Within the binding's scope, the transformer redirects references from a variable
 to an arbitrary syntax object.
For our purposes, we redirect to an annotated version of the same variable:

@racketblock[
> ⟦'(let ([x 4])
      (+ x 1))⟧
==> '(let ([x 4])
      (let-syntax ([x (make-rename-transformer #'x
                        secret-key 4)])
        (+ x 1)))
]

For definitions, we use a @emph{free-identifier table}.
This is less fancy--just a hashtable whose keys respect
 @exact{$\alpha$}-equivalence--but still useful in practice.

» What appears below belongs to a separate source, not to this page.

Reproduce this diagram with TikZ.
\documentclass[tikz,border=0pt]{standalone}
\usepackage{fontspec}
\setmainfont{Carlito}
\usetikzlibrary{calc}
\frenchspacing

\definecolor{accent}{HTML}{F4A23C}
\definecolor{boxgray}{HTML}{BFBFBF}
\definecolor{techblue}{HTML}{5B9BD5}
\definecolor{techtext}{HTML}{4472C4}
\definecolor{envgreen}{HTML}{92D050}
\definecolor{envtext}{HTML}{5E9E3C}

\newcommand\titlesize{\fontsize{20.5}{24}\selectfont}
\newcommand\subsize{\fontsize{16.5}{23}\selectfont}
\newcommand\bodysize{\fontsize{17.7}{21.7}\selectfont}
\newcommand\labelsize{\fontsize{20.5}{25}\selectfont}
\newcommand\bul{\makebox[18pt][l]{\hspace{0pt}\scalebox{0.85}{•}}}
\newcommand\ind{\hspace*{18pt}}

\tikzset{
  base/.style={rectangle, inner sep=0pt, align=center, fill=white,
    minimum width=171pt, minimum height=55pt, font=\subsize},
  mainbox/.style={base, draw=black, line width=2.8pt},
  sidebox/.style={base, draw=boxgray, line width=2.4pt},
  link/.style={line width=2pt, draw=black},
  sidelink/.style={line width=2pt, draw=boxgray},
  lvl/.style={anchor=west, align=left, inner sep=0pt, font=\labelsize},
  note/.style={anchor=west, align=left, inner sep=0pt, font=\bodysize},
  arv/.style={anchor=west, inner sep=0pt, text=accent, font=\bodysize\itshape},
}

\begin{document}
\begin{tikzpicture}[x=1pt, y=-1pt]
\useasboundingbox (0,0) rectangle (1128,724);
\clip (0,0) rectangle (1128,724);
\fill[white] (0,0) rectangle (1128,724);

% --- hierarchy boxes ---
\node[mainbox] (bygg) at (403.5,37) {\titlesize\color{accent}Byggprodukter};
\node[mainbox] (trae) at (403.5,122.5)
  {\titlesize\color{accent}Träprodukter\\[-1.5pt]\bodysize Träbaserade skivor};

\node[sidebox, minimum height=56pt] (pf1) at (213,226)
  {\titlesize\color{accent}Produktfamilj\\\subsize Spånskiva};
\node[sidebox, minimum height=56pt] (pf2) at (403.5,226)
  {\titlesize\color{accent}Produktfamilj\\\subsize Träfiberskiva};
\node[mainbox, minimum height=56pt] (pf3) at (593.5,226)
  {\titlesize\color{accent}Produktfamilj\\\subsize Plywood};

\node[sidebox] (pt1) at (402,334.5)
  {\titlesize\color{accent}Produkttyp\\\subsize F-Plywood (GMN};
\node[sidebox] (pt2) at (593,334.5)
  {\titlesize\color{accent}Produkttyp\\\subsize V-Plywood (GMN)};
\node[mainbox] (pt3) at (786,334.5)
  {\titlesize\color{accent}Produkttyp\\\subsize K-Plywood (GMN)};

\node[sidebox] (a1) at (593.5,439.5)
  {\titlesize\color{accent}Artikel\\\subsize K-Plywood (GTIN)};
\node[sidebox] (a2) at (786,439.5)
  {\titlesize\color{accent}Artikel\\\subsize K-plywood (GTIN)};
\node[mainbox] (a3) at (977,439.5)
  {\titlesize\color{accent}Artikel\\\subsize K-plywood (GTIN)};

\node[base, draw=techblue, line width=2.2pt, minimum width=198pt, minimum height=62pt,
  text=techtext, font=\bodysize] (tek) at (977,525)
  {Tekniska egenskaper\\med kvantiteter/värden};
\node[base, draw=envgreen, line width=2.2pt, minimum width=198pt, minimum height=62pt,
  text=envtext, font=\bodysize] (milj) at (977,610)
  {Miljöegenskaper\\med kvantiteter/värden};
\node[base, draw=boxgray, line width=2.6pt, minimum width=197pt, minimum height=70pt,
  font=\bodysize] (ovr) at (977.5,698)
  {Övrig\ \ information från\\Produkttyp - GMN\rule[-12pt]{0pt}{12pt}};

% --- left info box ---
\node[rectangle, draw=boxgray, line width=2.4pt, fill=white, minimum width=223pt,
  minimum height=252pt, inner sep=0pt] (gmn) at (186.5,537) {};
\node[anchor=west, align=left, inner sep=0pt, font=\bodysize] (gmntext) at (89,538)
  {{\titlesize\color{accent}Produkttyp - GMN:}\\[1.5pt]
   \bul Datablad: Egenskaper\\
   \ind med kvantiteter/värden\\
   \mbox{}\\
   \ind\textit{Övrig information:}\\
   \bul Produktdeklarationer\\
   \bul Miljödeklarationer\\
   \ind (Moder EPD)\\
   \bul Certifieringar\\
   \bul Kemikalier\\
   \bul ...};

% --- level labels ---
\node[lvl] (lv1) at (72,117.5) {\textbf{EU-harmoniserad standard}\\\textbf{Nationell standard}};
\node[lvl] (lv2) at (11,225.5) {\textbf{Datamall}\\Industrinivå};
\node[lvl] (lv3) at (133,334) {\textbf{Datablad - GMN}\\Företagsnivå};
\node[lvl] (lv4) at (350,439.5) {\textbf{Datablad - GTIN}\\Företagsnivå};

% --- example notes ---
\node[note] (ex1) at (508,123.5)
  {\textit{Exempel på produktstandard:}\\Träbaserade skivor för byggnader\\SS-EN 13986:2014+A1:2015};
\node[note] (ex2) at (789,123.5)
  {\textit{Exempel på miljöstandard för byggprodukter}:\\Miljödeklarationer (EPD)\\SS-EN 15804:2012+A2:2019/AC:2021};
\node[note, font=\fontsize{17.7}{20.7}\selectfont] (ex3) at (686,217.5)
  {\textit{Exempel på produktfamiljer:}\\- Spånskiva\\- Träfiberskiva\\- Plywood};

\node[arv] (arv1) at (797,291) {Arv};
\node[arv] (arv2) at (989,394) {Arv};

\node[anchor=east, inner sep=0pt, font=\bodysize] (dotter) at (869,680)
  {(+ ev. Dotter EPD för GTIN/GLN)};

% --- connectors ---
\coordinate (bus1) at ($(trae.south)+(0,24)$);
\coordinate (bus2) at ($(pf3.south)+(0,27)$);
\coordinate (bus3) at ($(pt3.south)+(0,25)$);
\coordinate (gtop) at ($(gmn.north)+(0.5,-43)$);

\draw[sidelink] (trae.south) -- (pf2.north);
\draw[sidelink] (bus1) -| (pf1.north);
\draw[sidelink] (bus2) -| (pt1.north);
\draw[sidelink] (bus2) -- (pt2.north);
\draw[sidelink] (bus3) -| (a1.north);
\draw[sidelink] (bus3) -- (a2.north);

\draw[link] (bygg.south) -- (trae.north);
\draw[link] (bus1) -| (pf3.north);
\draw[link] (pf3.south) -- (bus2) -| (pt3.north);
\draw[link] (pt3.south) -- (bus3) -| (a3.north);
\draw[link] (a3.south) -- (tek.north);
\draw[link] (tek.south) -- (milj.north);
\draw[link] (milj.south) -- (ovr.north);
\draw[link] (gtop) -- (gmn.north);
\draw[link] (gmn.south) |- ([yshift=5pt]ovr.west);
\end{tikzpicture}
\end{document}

@subsection[#:tag "sec:phase"]{Phasing}

Any code between a @racket[syntax-parse] pattern and the output syntax object
 is run at compile-time to generate the code that is ultimately run.
In general terms, code used to directly generate run-time code
 executes at @emph{phase level} 1 relative to the enclosing module.
Code used to generate a @racket[syntax-parse] pattern may be run at
 phase level 2, and
 so on up to as many phases as needed@~cite[f-icfp-2002].

Phases are explicitly separated.
By design, it is difficult to share state between two phases.
Also by design, it is very easy to import bindings from any module at a specific
 phase.
The upshot of this is that one can write and test ordinary, phase-0 Racket code
 but then use it at a higher phase level.
We also have functions like @racket[+] available at whatever stage of
 macro expansion we should need them---no need to copy and paste the implementation
 at a different phase level@~cite[ew-haskell-2012].


@subsection{Lexical Scope, Source Locations}

Perhaps it goes without saying, but having macros that respect lexical scope
 is important for a good user and developer experience.
Along the same lines, the ability to propogate source code locations in
 elaborations lets us report syntax errors in terms of the programmer's
 source code rather than locations inside our library.
Even though we may implement complex transformations, errors can always be
 traced to a source code line number.